Friday, September 01, 2006

A refusal to mourn

Fausta writes:

This morning Wretchard brought to my attention this Belgian senate report (in French) dated May 4, 2006. The report states that thousands of documents dated from 1930-1950 relating to the persecution and deportation of Jews in Belgium in the 1930s and 1940s were systematically destroyed "on a massive scale". Padded in the language of bureaucratese, the report says that essential documents from the Attorney General's Office pertaining the involvement of government officials, church authorities, local magistrates, and the royal family, specifically King Leopold III, during the German occupation were purposely destroyed, some as late as the 1990s.

Well, read the whole thing.
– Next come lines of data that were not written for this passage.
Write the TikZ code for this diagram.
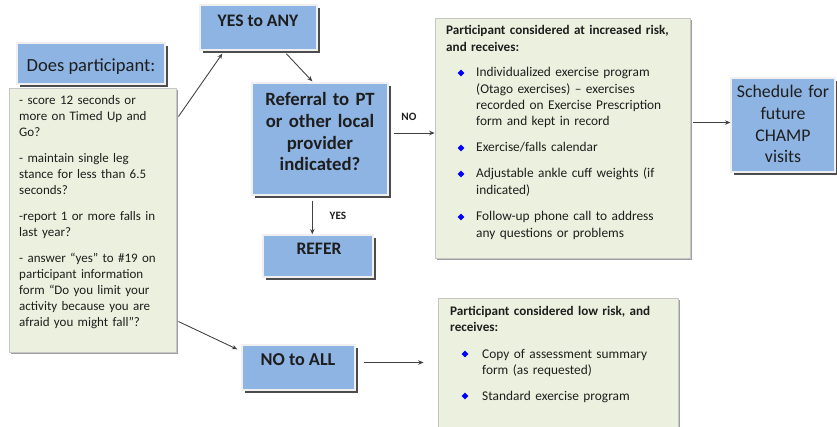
\documentclass[tikz,border=0pt]{standalone}
\usepackage{fontspec}
\setmainfont{Carlito}
\usetikzlibrary{arrows.meta,fit,shadows,shapes.geometric,calc}
\definecolor{boxblue}{HTML}{8DB4E2}
\definecolor{boxgreen}{HTML}{EBF1DE}
\definecolor{txt}{HTML}{1E1E1E}
\definecolor{linec}{HTML}{404040}
\begin{document}
\begin{tikzpicture}[x=0.03cm,y=-0.03cm,
  bluebox/.style={draw=white!88!gray,line width=1.2pt,fill=boxblue,inner sep=0pt,
    general shadow={fill=black!70,shadow xshift=2.2pt,shadow yshift=-2.2pt}},
  greenbox/.style={draw=gray!45,line width=0.8pt,fill=boxgreen,inner sep=0pt,
    general shadow={fill=gray!75,shadow xshift=1.8pt,shadow yshift=-1.8pt}},
  txtnode/.style={inner sep=0pt,text=txt},
  bigtxt/.style={txtnode,align=center},
  listtxt/.style={txtnode,anchor=base west,align=left,text width=8cm,
    font=\fontsize{11.4pt}{13.9pt}\selectfont},
  headtxt/.style={listtxt,font=\fontsize{11.2pt}{13.9pt}\selectfont\bfseries},
  tag/.style={txtnode,font=\fontsize{9.6pt}{11pt}\selectfont\bfseries},
  bullet/.style={diamond,fill=blue,inner sep=0pt,minimum size=5.8pt},
  conn/.style={draw=linec,line width=0.75pt,-{Stealth[length=4.5pt,width=3.8pt]}}]
\useasboundingbox (0,0) rectangle (837,427);

% ---- boxes ----
\node[greenbox,fit={(9,88) (176,352)}] (lft) {};
\node[bluebox,fit={(17,43) (165,84)}] (does) {};
\node[bluebox,fit={(200,5) (317,50)}] (yes) {};
\node[bluebox,fit={(252,83) (388,195)}] (ref) {};
\node[bluebox,fit={(263,235) (373,277)}] (refer) {};
\node[bluebox,fit={(242,345) (355,390)}] (noall) {};
\node[greenbox,fit={(435,18) (690,258)}] (high) {};
\node[greenbox,fit={(438,298) (678,440)}] (low) {};
\node[bluebox,fit={(731,78) (835,172)}] (sched) {};

% ---- box titles ----
\node[bigtxt,anchor=base,font=\fontsize{15.8pt}{18pt}\selectfont] (doest) at (91,72) {Does participant:};
\node[bigtxt,anchor=base,font=\fontsize{15pt}{18pt}\selectfont\bfseries] (yest) at (258,27) {YES to ANY};
\node[bigtxt,anchor=base,text width=4cm,font=\fontsize{16pt}{18.4pt}\selectfont\bfseries] (reft) at (320,106)
  {Referral to PT\\or other local\\provider\\indicated?};
\node[bigtxt,anchor=base,font=\fontsize{15pt}{18pt}\selectfont\bfseries] (refert) at (319,255) {REFER};
\node[bigtxt,anchor=base,font=\fontsize{15.5pt}{18pt}\selectfont\bfseries] (noallt) at (298,365) {NO to ALL};
\node[bigtxt,anchor=base,text width=3.2cm,font=\fontsize{15.2pt}{18.4pt}\selectfont] (schedt) at (783,98)
  {Schedule for\\future\\CHAMP\\visits};

% ---- question list ----
\node[txtnode,anchor=base west,align=left,text width=6cm,
  font=\fontsize{11.1pt}{13.6pt}\selectfont] (qlist) at (19,105)
  {- score 12 seconds or\\more on Timed Up and\\Go?\\[8.6pt]
   - maintain single leg\\stance for less than 6.5\\seconds?\\[8.6pt]
   -report 1 or more falls in\\last year?\\[8.6pt]
   - answer “yes” to \#19 on\\participant information\\form “Do you limit your\\activity because you are\\afraid you might fall”?};

% ---- increased risk ----
\node[headtxt] (hhead) at (446,35)
  {Participant considered at increased risk,\\and receives:};
\node[bullet] (hb1) at (461,73) {};
\node[listtxt] (hi1) at (476,77)
  {Individualized exercise program\\(Otago exercises) – exercises\\recorded on Exercise Prescription\\form and kept in record};
\node[bullet] (hb2) at (461,148) {};
\node[listtxt] (hi2) at (476,152) {Exercise/falls calendar};
\node[bullet] (hb3) at (461,174) {};
\node[listtxt] (hi3) at (476,178) {Adjustable ankle cuff weights (if\\indicated)};
\node[bullet] (hb4) at (461,217) {};
\node[listtxt] (hi4) at (476,221) {Follow-up phone call to address\\any questions or problems};

% ---- low risk ----
\node[headtxt] (lhead) at (450,315)
  {Participant considered low risk, and\\receives:};
\node[bullet] (lb1) at (465,354) {};
\node[listtxt] (li1) at (482,358) {Copy of assessment summary\\form (as requested)};
\node[bullet] (lb2) at (465,396) {};
\node[listtxt] (li2) at (482,400) {Standard exercise program};

% ---- connectors ----
\coordinate (a1) at ($(lft.north east)+(2,29)$);
\coordinate (a2) at ($(yes.south west)+(23,3)$);
\draw[conn] (a1) -- (a2);
\coordinate (b1) at ($(yes.south west)+(87,3)$);
\coordinate (b2) at ($(ref.north west)+(61,-1)$);
\draw[conn] (b1) -- (b2);
\coordinate (c1) at ($(ref.east)+(5,-6)$);
\draw[conn] (c1) -- (c1 -| high.west);
\node[tag] (nolab) at (409,117) {NO};
\coordinate (d1) at ($(ref.south west)+(61,5)$);
\draw[conn] (d1) -- (d1 |- refer.north);
\node[tag] (yeslab) at (338,216) {YES};
\coordinate (e1) at ($(high.north east)+(3,105)$);
\draw[conn] (e1) -- (e1 -| sched.west);
\coordinate (f1) at ($(lft.north east)+(2,234)$);
\coordinate (f2) at ($(noall.north west)+(-4,5)$);
\draw[conn] (f1) -- (f2);
\coordinate (g1) at ($(noall.east)+(8,-5)$);
\draw[conn] (g1) -- ($(g1 -| low.west)+(-14,0)$);
\end{tikzpicture}
\end{document}
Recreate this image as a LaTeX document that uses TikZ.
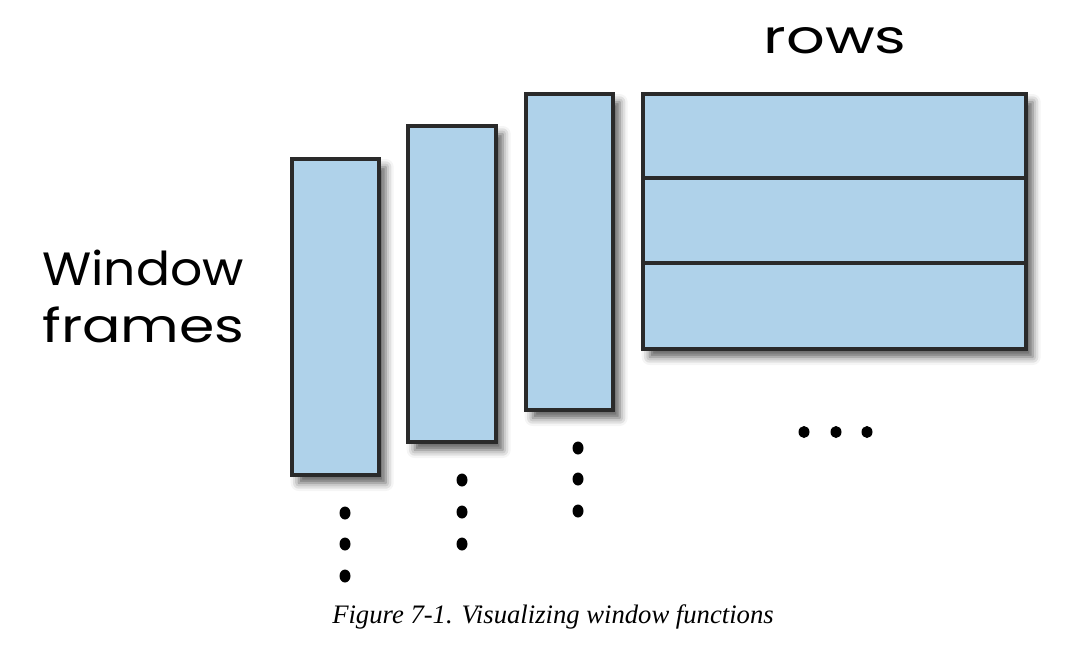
\documentclass[tikz,border=0pt]{standalone}
\usepackage{fontspec}
\setmainfont{Liberation Serif}
\newfontfamily\handfont{Poppins}
\usetikzlibrary{shadows.blur,fit}
\definecolor{barfill}{HTML}{AFD2EA}
\definecolor{barline}{HTML}{2A2A2A}
\tikzset{
  bar/.style={draw=barline, fill=barfill, line width=3.2pt, inner sep=0pt,
    blur shadow={shadow xshift=5pt, shadow yshift=-6pt, shadow blur radius=6pt, shadow opacity=65}},
  divider/.style={draw=barline, line width=2.6pt},
  hand/.style={font=\handfont\fontsize{35}{40}\selectfont, inner sep=0pt},
}
\begin{document}
\begin{tikzpicture}[x=0.75pt,y=-0.75pt]
\useasboundingbox (0,0) rectangle (1084,651);
\node[bar, fit={(292,159) (379,475)}] (b1) {};
\node[bar, fit={(408,126) (496,442)}] (b2) {};
\node[bar, fit={(526,94) (613,410)}] (b3) {};
\node[bar, fit={(643,94) (1026,349)}] (rows) {};
\draw[divider] (rows.west |- 0,178) -- (rows.east |- 0,178);
\draw[divider] (rows.west |- 0,263) -- (rows.east |- 0,263);
\node[hand, anchor=base, xscale=1.3] (rowslbl) at (835,53) {rows};
\node[hand, anchor=base west, xscale=1.08] (win1) at (42,285) {Window};
\node[hand, anchor=base west, xscale=1.22] (win2) at (42,342) {frames};
\foreach \y in {513,544,576} \fill (345,\y) ellipse [x radius=5.5, y radius=6.5];
\foreach \y in {480,512,544} \fill (462,\y) ellipse [x radius=5.5, y radius=6.5];
\foreach \y in {448,479,511} \fill (578,\y) ellipse [x radius=5.5, y radius=6.5];
\foreach \x in {804,836,867} \fill (\x,432) ellipse [x radius=5.5, y radius=6];
\node[font=\itshape\fontsize{20}{24}\selectfont, anchor=base] (cap) at (553,623) {Figure 7-1. Visualizing window functions};
\end{tikzpicture}
\end{document}
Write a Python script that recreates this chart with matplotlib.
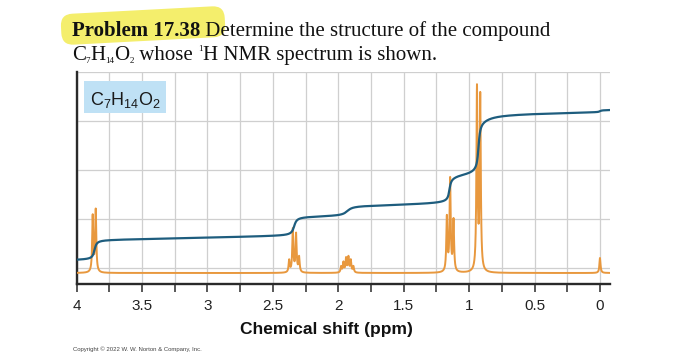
import numpy as np
import matplotlib
matplotlib.use('Agg')
import matplotlib.pyplot as plt
from matplotlib.patches import FancyBboxPatch, Rectangle
from matplotlib.ticker import MultipleLocator, FixedLocator
import matplotlib.transforms as mtransforms

plt.rcParams['mathtext.fontset'] = 'custom'
plt.rcParams['mathtext.rm'] = 'Liberation Serif'
plt.rcParams['mathtext.sf'] = 'Liberation Sans'

# ---------------- data ----------------
peak_ppm = [3.876, 3.853,
            2.375, 2.347, 2.322, 2.299,
            1.978, 1.960, 1.940, 1.922, 1.904, 1.884,
            1.170, 1.145, 1.119,
            0.940, 0.915,
            0.000]
peak_height = [56, 62,
               12, 43, 38, 15,
               6, 10, 14, 15, 12, 6,
               54, 92, 51,
               182, 174,
               15]
line_hwhm = 0.005

integral_start = 12.5
integral_drift = 2.5
step_center = [3.862, 2.337, 1.930, 1.150, 1.120, 0.928, 0.900, 0.000]
step_height = [20, 19, 10, 24, 4, 52, 10, 2]
step_width = [0.012, 0.015, 0.030, 0.010, 0.050, 0.010, 0.080, 0.010]

tick_values = [4, 3.5, 3, 2.5, 2, 1.5, 1, 0.5, 0]
tick_labels = ['4', '3.5', '3', '2.5', '2', '1.5', '1', '0.5', '0']
hgrid_values = [5, 54, 103, 152, 201]

title_bold = 'Problem 17.38'
title_rest = ' Determine the structure of the compound'
# (text, is_script, script_offset_px)
title_line2 = [('C', 0), ('7', -1), ('H', 0), ('14', -1), ('O', 0), ('2', -1),
               (' whose ', 0), ('1', 1), ('H NMR spectrum is shown.', 0)]
formula_label = r'C$_\mathsf{7}$H$_\mathsf{14}$O$_\mathsf{2}$'
xlabel = 'Chemical shift (ppm)'
copyright_text = 'Copyright \u00a9 2022 W. W. Norton & Company, Inc.'

# ---------------- figure ----------------
W, H = 700, 363
fig = plt.figure(figsize=(W / 100, H / 100), dpi=100)
fig.patch.set_facecolor('white')

ax = fig.add_axes([76.5 / W, 1 - 284 / H, (610 - 76.5) / W, (284 - 72) / H])
ax.set_xlim(4, -0.0765)
ax.set_ylim(-11, 201)

ppm = np.arange(-0.08, 4.0005, 0.0005)
spec = np.zeros_like(ppm)
for c, h in zip(peak_ppm, peak_height):
    spec += h * line_hwhm ** 2 / ((ppm - c) ** 2 + line_hwhm ** 2)

integ = integral_start + integral_drift * (4 - ppm)
for c, h, w in zip(step_center, step_height, step_width):
    integ += h * (0.5 + np.arctan((c - ppm) / w) / np.pi)

ax.plot(ppm, spec, color='#e8983e', lw=1.4, zorder=3)
ax.plot(ppm, integ, color='#1e5d7e', lw=1.6, zorder=4)

# axes styling
for s in ['top', 'right']:
    ax.spines[s].set_visible(False)
for s in ['left', 'bottom']:
    ax.spines[s].set_color('#2a2a2a')
    ax.spines[s].set_linewidth(1.7)

ax.xaxis.set_major_locator(FixedLocator(tick_values))
ax.set_xticklabels(tick_labels)
ax.xaxis.set_minor_locator(MultipleLocator(0.25))
ax.tick_params(axis='x', which='both', direction='out', length=6, width=1.1,
               color='#2a2a2a', labelsize=11, labelcolor='#222222', pad=5)
ax.set_yticks(hgrid_values)
ax.tick_params(axis='y', which='both', length=0, labelleft=False)
ax.grid(True, which='both', color='#cfcfcf', lw=0.9, zorder=0)
ax.set_axisbelow(True)
for t in ax.get_xticklabels():
    t.set_fontfamily('Liberation Sans')

ax.set_xlabel(xlabel, fontfamily='Liberation Sans', fontweight='bold',
              fontsize=12.5, labelpad=6, color='#111111')
ax.xaxis.label.set_x((326 - 76.5) / (610 - 76.5))

# formula box
inch = fig.dpi_scale_trans
fig.patches.append(Rectangle((0.84, (H - 113) / 100), 0.82, 0.32,
                             transform=inch, facecolor='#bfe1f5',
                             edgecolor='none', zorder=5))
fig.text(90 / W, 1 - 105 / H, formula_label, fontfamily='Liberation Sans',
         fontsize=13, va='baseline', ha='left', color='#1a1a1a', zorder=6)

# title highlight
rot = mtransforms.Affine2D().rotate_deg_around(1.43, (H - 25) / 100, 3)
hl = FancyBboxPatch((0.65, (H - 37) / 100), 1.56, 0.23,
                    boxstyle='round,pad=0.04,rounding_size=0.12',
                    transform=rot + inch, facecolor='#f4ee6c',
                    edgecolor='none', zorder=1)
fig.patches.append(hl)

renderer = fig.canvas.get_renderer()


def put(x_px, base_px, s, size, weight='normal'):
    t = fig.text(x_px / W, 1 - base_px / H, s, fontfamily='Liberation Serif',
                 fontweight=weight, fontsize=size, va='baseline', ha='left',
                 zorder=3, color='#111111')
    bb = t.get_window_extent(renderer=renderer)
    return x_px + bb.width


x = put(72, 36, title_bold, 15, 'bold')
put(x, 36, title_rest, 15)

x = 72
for s, script in title_line2:
    if script == 0:
        x = put(x, 60, s, 15)
    elif script < 0:
        x = put(x, 63, s, 6.5)
    else:
        x = put(x, 51, s, 6.5)

fig.text(73 / W, 1 - 351 / H, copyright_text, fontfamily='Liberation Sans',
         fontsize=4.3, color='#444444', va='baseline', ha='left')

fig.savefig('out.png', dpi=100)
I recalled Dylan Thomas' lines: (more follows)


Never until the mankind making
Bird beast and flower
Fathering and all humbling darkness
Tells with silence the last light breaking
And the still hour
Is come of the sea tumbling in harness

And I must enter again the round
Zion of the water bead
And the synagogue of the ear of corn
Shall I let pray the shadow of a sound
Or sow my salt seed
In the least valley of sackcloth to mourn

The majesty and burning of the child's death.
I shall not murder
The mankind of her going with a grave truth
Nor blaspheme down the stations of the breath
With any further
Elegy of innocence and youth.

Deep with the first dead lies London's daughter,
Robed in the long friends,
The grains beyond age, the dark veins of her mother,
Secret by the unmourning water
Of the riding Thames.
After the first death, there is no other.

Dylan Thomas was wrong. After the first death, there is another.